Data shown —

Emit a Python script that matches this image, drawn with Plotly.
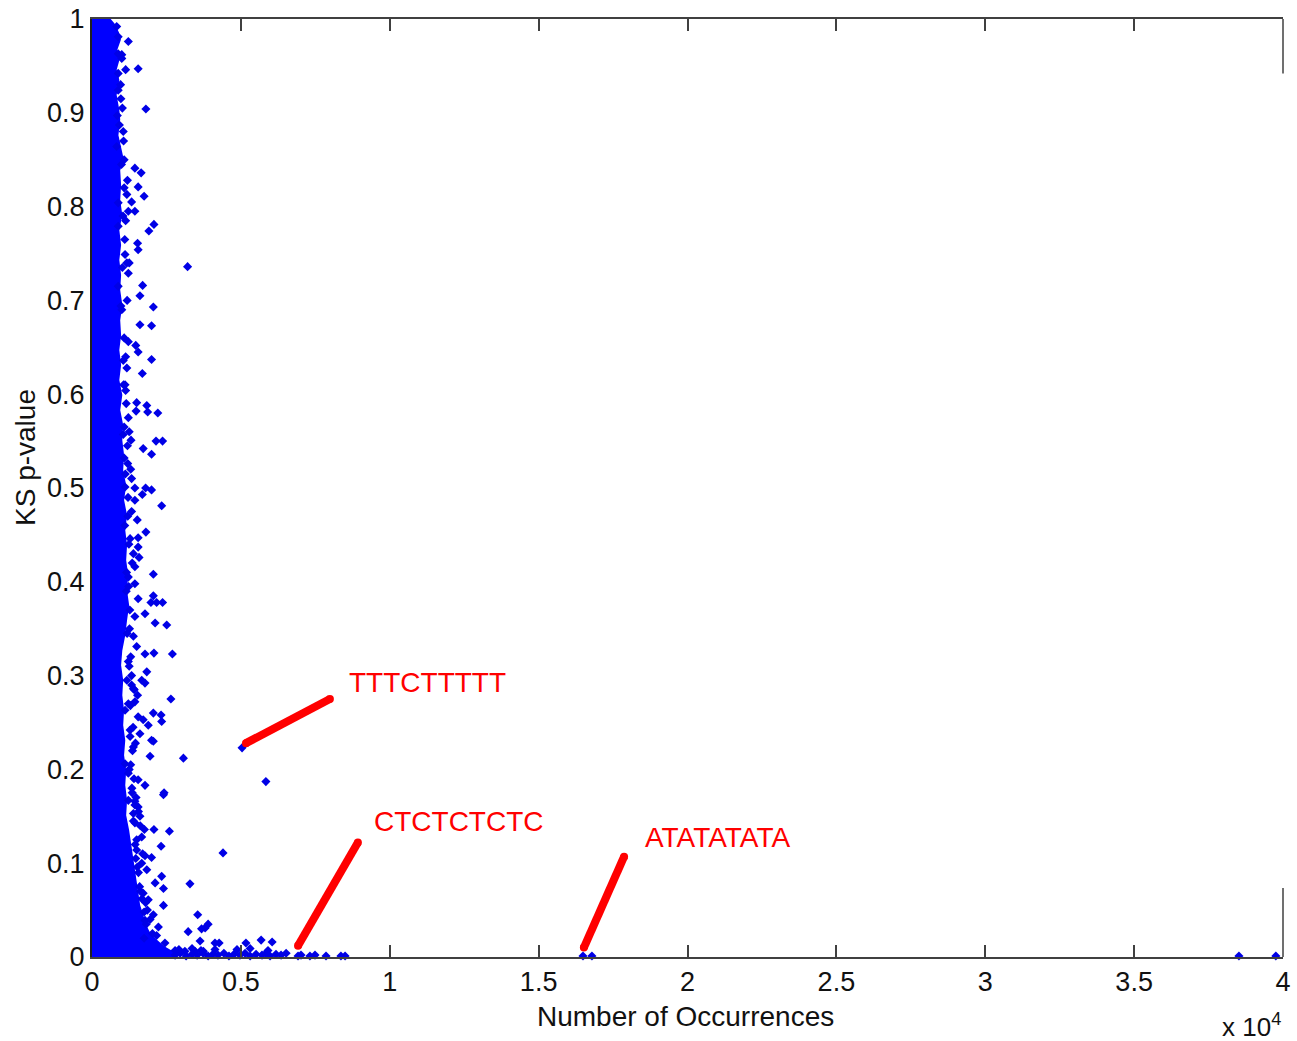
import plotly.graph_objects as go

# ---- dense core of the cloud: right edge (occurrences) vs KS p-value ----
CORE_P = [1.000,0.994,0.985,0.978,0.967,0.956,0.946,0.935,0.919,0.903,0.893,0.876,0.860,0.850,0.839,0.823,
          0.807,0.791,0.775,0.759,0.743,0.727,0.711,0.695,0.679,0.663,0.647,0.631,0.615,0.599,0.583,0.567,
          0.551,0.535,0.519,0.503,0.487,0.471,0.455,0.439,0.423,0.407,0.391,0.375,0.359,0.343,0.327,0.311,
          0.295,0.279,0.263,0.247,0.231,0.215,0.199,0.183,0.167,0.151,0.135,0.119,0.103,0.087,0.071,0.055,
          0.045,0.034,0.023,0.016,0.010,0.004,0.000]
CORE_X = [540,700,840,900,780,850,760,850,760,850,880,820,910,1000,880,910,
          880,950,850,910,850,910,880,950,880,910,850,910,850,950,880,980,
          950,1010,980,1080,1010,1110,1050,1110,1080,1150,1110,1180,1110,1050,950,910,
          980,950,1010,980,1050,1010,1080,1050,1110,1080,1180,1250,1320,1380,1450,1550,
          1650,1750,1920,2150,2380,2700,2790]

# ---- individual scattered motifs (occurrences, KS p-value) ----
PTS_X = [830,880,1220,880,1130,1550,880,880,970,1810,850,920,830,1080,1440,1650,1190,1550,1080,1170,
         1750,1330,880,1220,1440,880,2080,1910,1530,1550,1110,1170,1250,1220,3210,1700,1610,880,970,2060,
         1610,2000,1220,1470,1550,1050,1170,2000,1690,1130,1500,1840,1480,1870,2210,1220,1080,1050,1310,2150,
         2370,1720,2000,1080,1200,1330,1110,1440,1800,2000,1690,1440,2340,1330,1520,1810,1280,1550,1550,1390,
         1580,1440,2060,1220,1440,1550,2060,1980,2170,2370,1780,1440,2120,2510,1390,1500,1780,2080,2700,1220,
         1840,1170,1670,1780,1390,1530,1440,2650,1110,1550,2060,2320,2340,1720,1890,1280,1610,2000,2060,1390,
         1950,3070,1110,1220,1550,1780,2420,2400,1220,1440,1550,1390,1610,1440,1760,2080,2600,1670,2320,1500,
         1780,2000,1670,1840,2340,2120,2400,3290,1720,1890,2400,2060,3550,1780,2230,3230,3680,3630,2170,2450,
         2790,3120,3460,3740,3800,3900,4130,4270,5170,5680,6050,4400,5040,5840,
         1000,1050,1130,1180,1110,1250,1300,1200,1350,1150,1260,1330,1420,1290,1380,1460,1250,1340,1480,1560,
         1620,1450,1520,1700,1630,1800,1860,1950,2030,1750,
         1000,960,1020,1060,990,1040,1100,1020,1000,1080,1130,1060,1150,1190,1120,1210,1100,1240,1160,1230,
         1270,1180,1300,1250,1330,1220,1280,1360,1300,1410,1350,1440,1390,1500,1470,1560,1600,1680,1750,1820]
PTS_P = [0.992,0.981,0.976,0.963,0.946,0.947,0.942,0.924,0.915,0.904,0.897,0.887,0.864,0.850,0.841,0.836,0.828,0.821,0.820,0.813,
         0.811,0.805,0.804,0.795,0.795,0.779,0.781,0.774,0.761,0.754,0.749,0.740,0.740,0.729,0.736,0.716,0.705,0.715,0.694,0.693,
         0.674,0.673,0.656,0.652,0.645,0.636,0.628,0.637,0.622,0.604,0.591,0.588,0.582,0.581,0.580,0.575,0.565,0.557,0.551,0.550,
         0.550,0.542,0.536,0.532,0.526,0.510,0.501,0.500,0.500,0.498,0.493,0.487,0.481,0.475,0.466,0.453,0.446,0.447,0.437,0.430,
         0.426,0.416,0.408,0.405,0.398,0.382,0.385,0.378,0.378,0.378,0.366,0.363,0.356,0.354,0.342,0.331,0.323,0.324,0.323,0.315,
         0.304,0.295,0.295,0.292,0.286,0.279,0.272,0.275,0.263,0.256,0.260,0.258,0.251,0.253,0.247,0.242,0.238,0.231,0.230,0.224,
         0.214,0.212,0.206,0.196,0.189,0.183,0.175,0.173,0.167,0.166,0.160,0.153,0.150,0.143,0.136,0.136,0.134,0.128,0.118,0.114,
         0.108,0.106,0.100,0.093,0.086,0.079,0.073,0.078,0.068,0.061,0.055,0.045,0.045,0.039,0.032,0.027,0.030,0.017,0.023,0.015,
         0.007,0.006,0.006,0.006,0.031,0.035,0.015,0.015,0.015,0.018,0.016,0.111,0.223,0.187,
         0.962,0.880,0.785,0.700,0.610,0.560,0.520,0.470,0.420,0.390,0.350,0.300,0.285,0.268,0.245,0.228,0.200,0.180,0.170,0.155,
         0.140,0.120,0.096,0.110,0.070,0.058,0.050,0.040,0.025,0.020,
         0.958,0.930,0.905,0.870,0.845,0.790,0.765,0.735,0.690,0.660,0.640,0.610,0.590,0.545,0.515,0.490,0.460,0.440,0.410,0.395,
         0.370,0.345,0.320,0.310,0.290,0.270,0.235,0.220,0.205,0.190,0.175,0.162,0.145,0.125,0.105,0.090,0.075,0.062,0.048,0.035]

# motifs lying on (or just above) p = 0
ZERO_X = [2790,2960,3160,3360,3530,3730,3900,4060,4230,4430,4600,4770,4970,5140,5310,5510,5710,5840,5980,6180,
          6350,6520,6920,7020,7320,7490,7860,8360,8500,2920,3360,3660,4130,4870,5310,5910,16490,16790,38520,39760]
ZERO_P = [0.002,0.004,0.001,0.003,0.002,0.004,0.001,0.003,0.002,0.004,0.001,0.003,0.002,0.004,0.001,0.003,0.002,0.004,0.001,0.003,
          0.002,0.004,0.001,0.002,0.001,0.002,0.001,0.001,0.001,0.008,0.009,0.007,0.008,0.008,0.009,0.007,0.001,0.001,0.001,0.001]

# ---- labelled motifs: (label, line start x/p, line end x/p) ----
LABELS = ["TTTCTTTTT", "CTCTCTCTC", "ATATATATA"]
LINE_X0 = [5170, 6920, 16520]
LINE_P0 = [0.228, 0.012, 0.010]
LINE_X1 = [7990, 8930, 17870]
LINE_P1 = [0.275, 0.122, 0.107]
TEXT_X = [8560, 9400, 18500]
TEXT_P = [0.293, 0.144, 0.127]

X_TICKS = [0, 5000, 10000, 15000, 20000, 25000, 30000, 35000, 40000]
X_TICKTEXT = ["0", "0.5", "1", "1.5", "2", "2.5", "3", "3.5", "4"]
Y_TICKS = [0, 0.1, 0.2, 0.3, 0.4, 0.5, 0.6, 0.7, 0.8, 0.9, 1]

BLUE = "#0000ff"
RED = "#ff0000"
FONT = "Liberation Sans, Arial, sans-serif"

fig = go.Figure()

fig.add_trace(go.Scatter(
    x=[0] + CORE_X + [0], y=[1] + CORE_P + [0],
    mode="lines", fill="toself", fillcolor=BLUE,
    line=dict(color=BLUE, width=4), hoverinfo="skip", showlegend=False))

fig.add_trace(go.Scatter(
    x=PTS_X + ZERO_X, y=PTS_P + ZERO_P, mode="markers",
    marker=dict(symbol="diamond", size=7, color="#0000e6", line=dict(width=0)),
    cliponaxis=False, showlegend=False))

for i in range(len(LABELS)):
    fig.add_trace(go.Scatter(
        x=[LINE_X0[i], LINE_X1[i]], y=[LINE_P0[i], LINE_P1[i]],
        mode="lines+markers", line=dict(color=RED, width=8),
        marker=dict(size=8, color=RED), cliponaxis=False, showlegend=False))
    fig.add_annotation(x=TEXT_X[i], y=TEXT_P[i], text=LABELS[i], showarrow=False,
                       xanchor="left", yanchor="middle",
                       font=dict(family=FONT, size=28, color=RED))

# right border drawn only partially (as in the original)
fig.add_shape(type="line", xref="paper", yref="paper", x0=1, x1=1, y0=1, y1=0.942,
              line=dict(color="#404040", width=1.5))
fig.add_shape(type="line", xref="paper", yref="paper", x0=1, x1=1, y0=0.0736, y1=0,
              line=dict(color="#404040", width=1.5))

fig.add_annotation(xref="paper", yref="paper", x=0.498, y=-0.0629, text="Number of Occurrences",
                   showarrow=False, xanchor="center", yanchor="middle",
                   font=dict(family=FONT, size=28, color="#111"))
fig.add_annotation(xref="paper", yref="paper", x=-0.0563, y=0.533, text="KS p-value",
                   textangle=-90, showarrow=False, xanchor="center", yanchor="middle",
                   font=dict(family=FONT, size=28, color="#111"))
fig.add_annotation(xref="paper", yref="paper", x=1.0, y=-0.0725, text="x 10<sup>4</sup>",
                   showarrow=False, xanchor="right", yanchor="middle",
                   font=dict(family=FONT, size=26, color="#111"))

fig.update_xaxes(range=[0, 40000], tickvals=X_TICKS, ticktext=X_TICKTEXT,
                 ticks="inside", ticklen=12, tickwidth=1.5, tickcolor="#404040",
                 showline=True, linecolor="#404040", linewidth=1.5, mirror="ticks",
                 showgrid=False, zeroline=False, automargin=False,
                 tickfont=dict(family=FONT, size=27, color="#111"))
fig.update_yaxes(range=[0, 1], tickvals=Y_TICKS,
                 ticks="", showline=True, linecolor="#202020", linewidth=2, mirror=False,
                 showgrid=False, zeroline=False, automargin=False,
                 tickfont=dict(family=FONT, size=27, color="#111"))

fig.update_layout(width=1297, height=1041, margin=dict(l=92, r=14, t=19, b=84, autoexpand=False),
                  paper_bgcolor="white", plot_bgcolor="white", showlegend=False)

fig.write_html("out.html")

Exercise details — Write out again, exactly, the lines from the start of the listing up to the line containing "1650,1750,1920,2150,2380,2700,2790]", with both ends and without pictures.

Result below —
Emit a Python script that matches this image, drawn with Plotly.
import plotly.graph_objects as go

# ---- dense core of the cloud: right edge (occurrences) vs KS p-value ----
CORE_P = [1.000,0.994,0.985,0.978,0.967,0.956,0.946,0.935,0.919,0.903,0.893,0.876,0.860,0.850,0.839,0.823,
          0.807,0.791,0.775,0.759,0.743,0.727,0.711,0.695,0.679,0.663,0.647,0.631,0.615,0.599,0.583,0.567,
          0.551,0.535,0.519,0.503,0.487,0.471,0.455,0.439,0.423,0.407,0.391,0.375,0.359,0.343,0.327,0.311,
          0.295,0.279,0.263,0.247,0.231,0.215,0.199,0.183,0.167,0.151,0.135,0.119,0.103,0.087,0.071,0.055,
          0.045,0.034,0.023,0.016,0.010,0.004,0.000]
CORE_X = [540,700,840,900,780,850,760,850,760,850,880,820,910,1000,880,910,
          880,950,850,910,850,910,880,950,880,910,850,910,850,950,880,980,
          950,1010,980,1080,1010,1110,1050,1110,1080,1150,1110,1180,1110,1050,950,910,
          980,950,1010,980,1050,1010,1080,1050,1110,1080,1180,1250,1320,1380,1450,1550,
          1650,1750,1920,2150,2380,2700,2790]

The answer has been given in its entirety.